I’ve never thought of myself as an architectural photographer, however, I have always been fascinated with trying to capture and illuminate the hard-to-define cultural character of Los Angeles. I was born here and have been photographing LA for many decades now. This city has a lot of wildly disparate facets, and I seem to be drawn to seeking out and photographing one-of-a-kind elements in the cityscape that artistically capture and reflect the spirit of the time they were created. In the 1970s, it was the hand-painted billboards of rock and roll royalty that dominated the Sunset Strip for that decade. That work was published in my earlier book, Rock n’ Roll Billboards of the Sunset Strip (Angel City Press).
Hollyhock House (Frank Lloyd Wright, 1921) 4800 Hollywood Blvd. Photographed 2024 by Robert Landau.
What is it about Art Deco architecture that fascinates you so much?
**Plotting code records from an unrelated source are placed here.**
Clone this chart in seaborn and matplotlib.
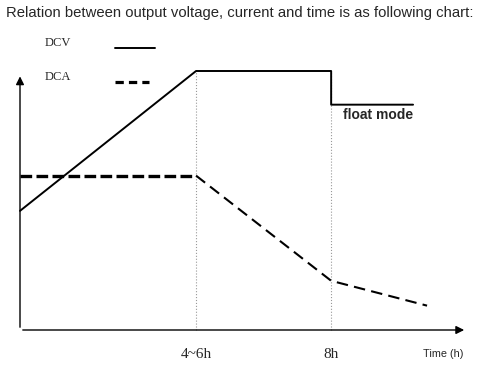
import numpy as np
import pandas as pd
import matplotlib
matplotlib.use("Agg")
import matplotlib.pyplot as plt
import seaborn as sns

sns.set_theme(style="white")

# ---- data (time in arbitrary units, 0 = start of charge) ----
t_knee = 5.03      # "4~6h"
t_float = 8.89     # "8h"
dcv_t = [0.0, t_knee, t_float, t_float, 11.23]
dcv_v = [4.6, 10.0, 10.0, 8.7, 8.7]

dca_const_t = [0.0, t_knee]
dca_const_a = [5.96, 5.96]
dca_fall_t = [t_knee, t_float, 11.63]
dca_fall_a = [5.96, 1.9, 0.94]

tick_pos = [t_knee, t_float]
tick_labels = ["4~6h", "8h"]
x_end, y_end = 12.77, 9.9

# pixel -> data helpers (figure is 479x373 px)
px = lambda x: (x - 20) / 35
py = lambda y: (330 - y) / 25.9

fig = plt.figure(figsize=(4.79, 3.73), dpi=100)
ax = fig.add_axes([0, 0, 1, 1])
ax.set_xlim(px(0), px(479))
ax.set_ylim(py(373), py(0))
ax.axis("off")

# guide lines
ax.vlines(tick_pos, 0, dcv_v[1], colors="#999999", linestyles=":", lw=0.8)

# curves
dcv_style = dict(color="black", lw=1.4)
dca_style = dict(color="black", lw=2.4, linestyle=(0, (3.5, 1.3)))
sns.lineplot(x=dcv_t, y=dcv_v, sort=False, estimator=None, ax=ax, **dcv_style)
sns.lineplot(x=dca_const_t, y=dca_const_a, sort=False, estimator=None, ax=ax, **dca_style)
sns.lineplot(x=dca_fall_t, y=dca_fall_a, sort=False, estimator=None, ax=ax,
             color="black", lw=1.5, linestyle=(0, (5.5, 3)))

# axes arrows
arrow = dict(arrowstyle="-|>", color="black", lw=1.0, mutation_scale=12)
ax.annotate("", xy=(x_end, 0), xytext=(0, 0), arrowprops=arrow)
ax.annotate("", xy=(0, y_end), xytext=(0, 0), arrowprops=arrow)

# key (labels left, samples right)
serif = "Liberation Serif"
ax.text(px(45), py(43), "DCV", va="center", fontsize=9, family=serif)
ax.text(px(45), py(77), "DCA", va="center", fontsize=9, family=serif)
ax.plot([px(115), px(155)], [py(48), py(48)], **dcv_style)
ax.plot([px(115), px(149)], [py(82), py(82)], color="black", lw=2.3,
        linestyle=(0, (2.6, 1.6)))

# labels
for p, lab in zip(tick_pos, tick_labels):
    ax.text(p, py(354), lab, ha="center", va="center", fontsize=11, family=serif)
narrow = ["Liberation Sans Narrow", "Liberation Sans"]
ax.text(px(443.5), py(354), "Time (h)", ha="center", va="center", fontsize=7.8,
        family=narrow)
ax.text(px(378), py(115), "float mode", ha="center", va="center", fontsize=10,
        fontweight="bold", family=narrow)

fig.text(0.5, 1 - 13 / 373, "Relation between output voltage, current and time is as following chart:",
         ha="center", va="center", fontsize=10.75, family="Liberation Sans")

fig.savefig("out.png", dpi=100, facecolor="white")
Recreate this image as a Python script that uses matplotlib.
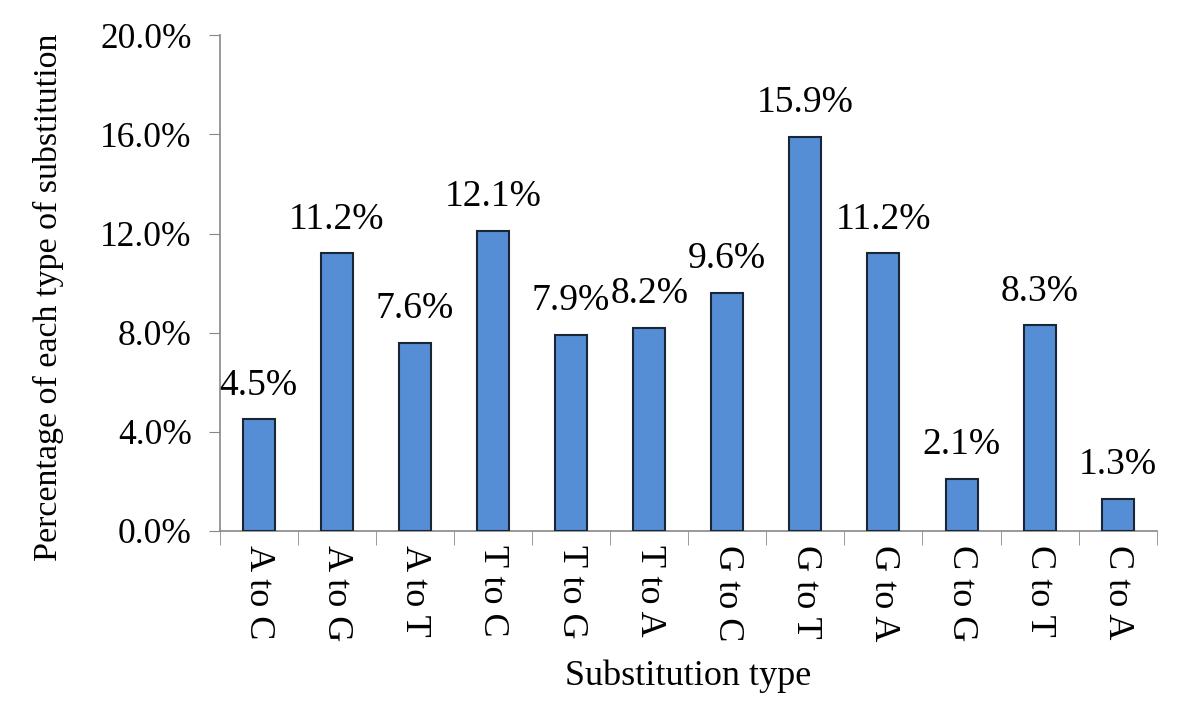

When I’m out shooting in the city, I generally let my eye dictate what to focus on, based on the interests and instincts that I have honed. While recently combing through my archives of many thousands of images, mostly shot on color transparency film, I was astonished to see how many photographs of Art Deco buildings, structures, and details I had made over the years. Without being overtly conscious of it, and certainly without any academic training in the subject, I was intuitively drawn to the unique shapes, colors, materials, elegant forms and the sheer joy of Art Deco’s energetic style.
Los Angeles Central Library (Bertram G. Goodhue and Carleton Winslow, 1926) 630 W. 5th St. Photographed 1988 by Robert Landau.
Without being overtly conscious of it, and certainly without any academic training in the subject, I was intuitively drawn to the unique shapes, colors, materials, elegant forms and the sheer joy of Art Deco’s energetic style.
Now, with the guidance of Angel City Press editorial director Terri Accomazzo, and the outstanding design work of Frans Evenhuis, these images have become the subject of my new book, Art Book Deco Los Angeles. I wrote an Afterword for the book describing my approach, but understanding that this collection of images deserved a more architecturally informed text, architect and author Alan Hess provided a highly relevant essay as the Foreword.
Similar to what the rock n’ roll billboards accomplished in LA in the 1970s, Art Deco architecture accomplished in the 1920s, 30s and 40s: they spoke artistically and essentially about the culture and times that produced them. The difference between the two being that those homages to rock era icons were painted over with newer messages and vanished within weeks of being created, while the vast majority of the Art Deco buildings seen in my book are still standing, some hundred years later.
Pan Pacific Auditorium before demolition
Do you feel a responsibility to preserve buildings and other aspects of LA through your photography that might be demolished?
Los Angeles, as a still relatively young city, has not always had a deep respect for its own history. Some incredible buildings, even entire historic neighborhoods, have vanished under the guise of progress. It’s my opinion that the great cities that have stood over time are great because, while they continue to grow and change, they also respect and preserve what is great from their past. I believe it’s the layering of styles and the presence of buildings from different eras, sometimes side by side, that makes cities interesting, gives them texture, and creates the personality that makes them unlike anywhere else. That’s why honoring and preserving these structures that have survived for close to a hundred years now is so important and a responsibility we all share.
To that point, there’s a recent trend I’m beginning to notice whereby abandoned Art Deco era structures, instead of being demolished and replaced, are being repurposed and restored. An obvious example of this is the Academy Museum of Motion Pictures, which is housed in the Art Deco shell of the old May Co. department store on Wilshire Blvd. Other examples include a classic movie theater on Manchester Blvd. in Inglewood that’s now a neighborhood church, and a pristine 1930s-era Texaco gas station that is currently serving fresh lobster to patrons pulling up in their cars to a spot where gas pumps once stood. I think the shift has come with the general public’s realization that the style and craftsmanship of many older buildings, particularly when compared to contemporary structures of lesser quality, deserve to be maintained.
I believe it’s the layering of styles and the presence of buildings from different eras, sometimes side by side, that makes cities interesting, gives them texture, and creates the personality that makes them unlike anywhere else.
Saban Building, formerly May Company Department Store, now Academy Museum of Motion Pictures (A. C. Martin & Associates and Samuel Marx, 1939) 6067 Wilshire Blvd. Photographed 2024 by Robert Landau.
Can you point to a single structure in LA that serves as a beacon of Art Deco mastery? A personal favorite you think captures the magic of the Art Deco style?
As a photographer, I really enjoy seeking out or stumbling across these Art Deco gems that are hiding in plain sight within the chaos of the LA cityscape, particularly the lesser-known examples. But my favorite Art Deco building in Los Angeles remains the turquoise and gold Eastern Columbia building on Broadway in downtown Los Angeles.
I’ve never lost my fascination with its shape, color, and intrinsic visual appeal. Without this building and other great art deco structures from our past, our city and our daily lives would be poorer.